Context Is the New Enterprise Currency: Why Intelligent Systems Must Listen Before Acting | FXI Group
- thefxigroup
- 2 days ago
- 3 min read
Across industries, leaders are racing to modernize their organizations with AI-driven systems. However, many are discovering that efficiency alone doesn’t necessarily translate into strategic advantage. The tools may be smarter, faster, and more automated than ever, but without the ability to interpret context, they often create new forms of friction instead of clarity. The next wave of enterprise evolution will depend not on how much technology an organization deploys but on how deeply the technology understands the situations it operates in. At FXI Group, we see this shift accelerating across every sector we observe, signaling that context, not computation, will be the defining differentiator for the next decade of enterprise intelligence.

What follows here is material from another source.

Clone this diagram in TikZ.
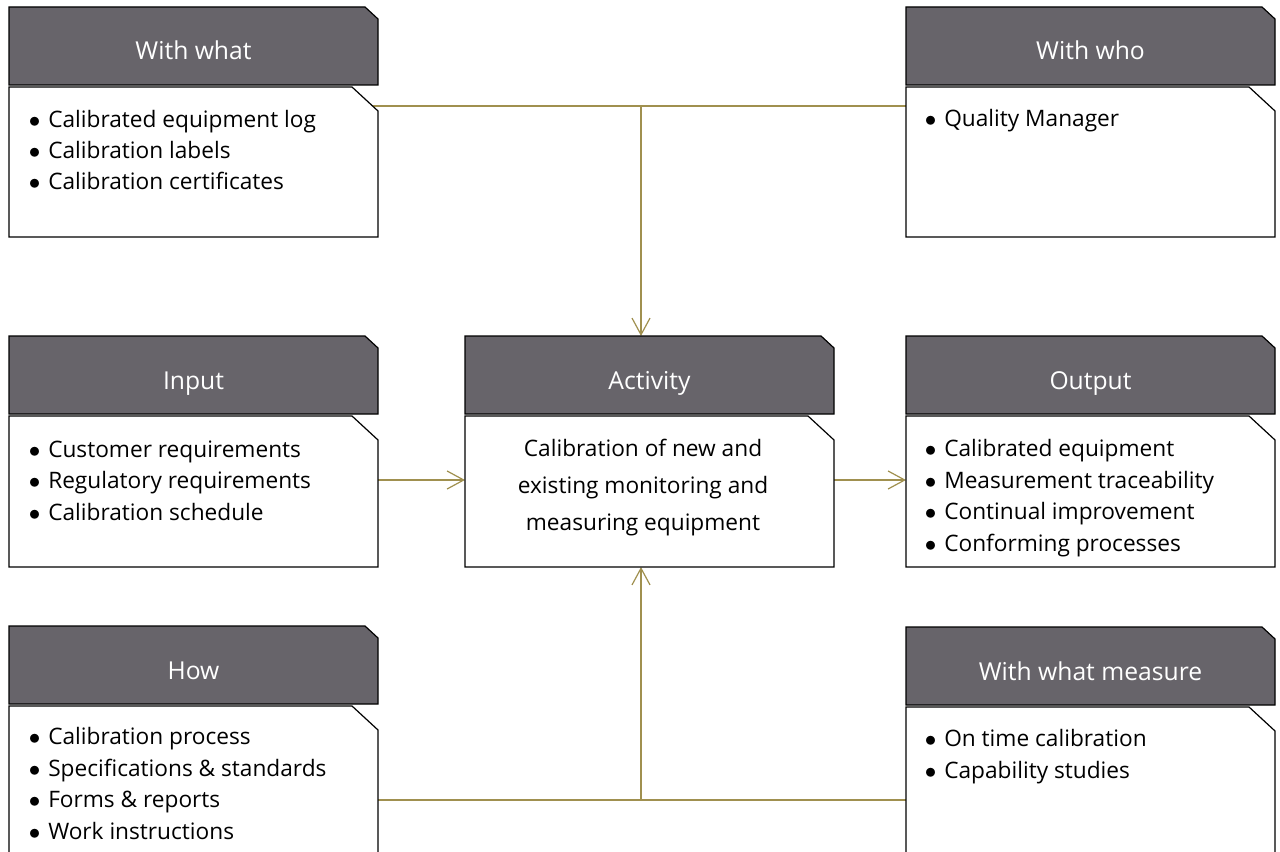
\documentclass[tikz,border=0pt]{standalone}
\usepackage{fontspec}
\setmainfont{Open Sans}
\usetikzlibrary{arrows.meta}
\definecolor{hdrfill}{HTML}{67646A}
\definecolor{conncol}{HTML}{A0904F}
\tikzset{
  hdrshape/.style={fill=hdrfill,draw=black,line width=0.9pt},
  bodyshape/.style={fill=white,draw=black,line width=0.9pt},
  hdrtext/.style={anchor=base,inner sep=0pt,text=white,font=\fontsize{18.5}{22}\selectfont},
  listtext/.style={anchor=base west,inner sep=0pt,align=left,font=\fontsize{17}{23.6}\selectfont},
  acttext/.style={anchor=base,inner sep=0pt,align=center,font=\fontsize{17}{27.75}\selectfont},
  conn/.style={draw=conncol,line width=0.9pt},
  connarrow/.style={conn,-{Straight Barb[length=12.5pt,width=13.5pt,line width=0.9pt]}},
}
\newcommand\bul{\makebox[13.5pt][l]{\hspace{-1pt}$\bullet$}}
% #1 name, #2 left x, #3 top y, #4 body bottom y, #5 title
\newcommand\ipobox[5]{%
  \draw[hdrshape] (#2,#3) -- ({#2+356},#3) -- ({#2+369},{#3+12}) -- ({#2+369},{#3+78}) -- (#2,{#3+78}) -- cycle;
  \draw[bodyshape] (#2,{#3+80}) -- ({#2+343},{#3+80}) -- ({#2+369},{#3+104}) -- ({#2+369},#4) -- (#2,#4) -- cycle;
  \node[hdrtext] (#1-title) at ({#2+184.5},{#3+53}) {#5};
  \coordinate (#1-body) at (#2,{#3+80});
}
\begin{document}
\begin{tikzpicture}[x=0.75pt,y=-0.75pt]
\useasboundingbox (0,0) rectangle (1280,852);
\clip (0,0) rectangle (1280,852);
\fill[white] (0,0) rectangle (1280,852);

% connectors (behind boxes)
\coordinate (jtop) at (641,106);
\coordinate (jbot) at (641,800);
\coordinate (wwhat-tap) at (372,106);
\coordinate (wwho-tap) at (906,106);
\coordinate (how-tap) at (378,800);
\coordinate (meas-tap) at (906,800);
\coordinate (in-tap) at (378,480);
\coordinate (act-w) at (465,480);
\coordinate (act-e) at (834,480);
\coordinate (out-tap) at (906,480);
\coordinate (act-n) at (641,336);
\coordinate (act-s) at (641,567);
\draw[conn] (wwhat-tap) -- (wwho-tap);
\draw[connarrow] (jtop) -- (act-n);
\draw[conn] (how-tap) -- (meas-tap);
\draw[connarrow] (jbot) -- (act-s);
\draw[connarrow] (in-tap) -- (act-w);
\draw[connarrow] (act-e) -- (out-tap);

\ipobox{wwhat}{9}{7}{237}{With what}
\ipobox{wwho}{906}{7}{237}{With who}
\ipobox{in}{9}{336}{567}{Input}
\ipobox{act}{465}{336}{567}{Activity}
\ipobox{out}{906}{336}{567}{Output}
\ipobox{how}{9}{626}{900}{How}
\ipobox{meas}{906}{627}{900}{With what measure}

% base anchor = baseline of the last line
\node[listtext] (wwhat-list) at (30,190) {\bul Calibrated equipment log\\\bul Calibration labels\\\bul Calibration certificates};
\node[listtext] (wwho-list) at (926,127) {\bul Quality Manager};
\node[listtext] (in-list) at (30,520) {\bul Customer requirements\\\bul Regulatory requirements\\\bul Calibration schedule};
\node[acttext] (act-text) at (643,530) {Calibration of new and\\existing monitoring and\\measuring equipment};
\node[listtext] (out-list) at (926,551) {\bul Calibrated equipment\\\bul Measurement traceability\\\bul Continual improvement\\\bul Conforming processes};
\node[listtext] (how-list) at (30,839) {\bul Calibration process\\\bul Specifications \& standards\\\bul Forms \& reports\\\bul Work instructions};
\node[listtext] (meas-list) at (926,778) {\bul On time calibration\\\bul Capability studies};
\end{tikzpicture}
\end{document}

This is increasingly evident in how companies manage complexity. Every major enterprise today operates in an environment shaped by overlapping pressures, such as volatile markets, shifting regulations, fluid customer behavior, globalized supply chains, and internal decision-making patterns that rarely fit neatly into predefined workflows. Technology built on rigid rules or static datasets cannot keep pace with these moving parts. Systems need to recognize nuance, adapt to ambiguity, and respond to signals that may not look like data at first glance. This requires more than AI models; it requires intelligence that evolves alongside the organization itself.
At the same time, leaders are beginning to acknowledge that the old promise of centralized “single brain” enterprise platforms is no longer realistic or desirable. Organizations do not think that way, and neither should their systems. In that sense, one of the most compelling directions emerging in enterprise technology is the shift toward distributed, cooperative, and semi-autonomous forms of digital intelligence. The concept of how interconnected but independently capable systems are reshaping how enterprises interpret information and act on it is fast gaining traction. This is precisely because it mirrors how real organizations operate, through networks of decisions, interactions and interpretations rather than through a single source of truth.
If the first step is distributing intelligence, the next step is teaching that intelligence to read its surroundings. Context-responsive systems represent a fundamental shift from traditional automation. Instead of executing tasks based solely on rules or historical patterns, these systems analyze environment, intent, urgency, relevance, and consequence. They adapt their behavior depending on the situation, much like how experienced staff intuitively adjust their decisions based on tone, timing, or subtle risk indicators. Enterprises often underestimate how much of their success depends on this human awareness. When systems lack it, even advanced AI can end up producing recommendations that appear technically correct but operationally tone-deaf.
This becomes especially important as organizations prepare for a future in which decisions are increasingly shared between humans and machines. The goal is not to replace human judgment but to enhance it: helping teams anticipate disruptions, identify opportunities earlier, and navigate complexity without drowning in information. A context-aware system should be able to interpret a sudden spike in demand differently depending on the reason behind it; it should distinguish between an urgent anomaly and a predictable seasonal trend; it should recognize whether a decision is routine, delicate, or high-stakes before choosing how to respond. Without this, enterprises risk scaling inefficiency instead of scaling intelligence.
Another rarely discussed advantage of context-responsive AI is its ability to retain and evolve organizational memory. Many businesses struggle with institutional knowledge loss. This includes expertise trapped in silos, undocumented exceptions, unwritten norms that define how work actually happens. Intelligent systems that learn from patterns of behavior, edge cases, and decision histories can help preserve that knowledge and make it accessible organization-wide. This does more than optimize operations; it strengthens continuity, resilience, and strategic agility.
However, context-responsiveness must also come with interpretability. As AI becomes more involved in decision-making, enterprises will need transparency not just for compliance but for trust. People adopt and rely on systems when they can understand why those systems behaved a certain way. Context should not vanish into algorithmic opacity; it should become part of a traceable, explainable reasoning process. The most effective intelligent systems will be the ones that can articulate their logic clearly enough that teams feel empowered, not displaced.
Ultimately, the question faced is not which AI tools to adopt, but how to design intelligence that behaves as a partner rather than a machine. Speed on its own creates noise. Automation without awareness creates risk. The organizations that will lead the next decade will be those that cultivate decision environments where technology listens before it acts, adapts before it dictates, and collaborates instead of simply executing.
And as FXI Group continues to analyze the evolving landscape of enterprise intelligence, one conclusion is becoming clear: context is emerging as the most valuable currency in modern decision-making, and the organizations that prioritize it will shape the next era of competitive advantage.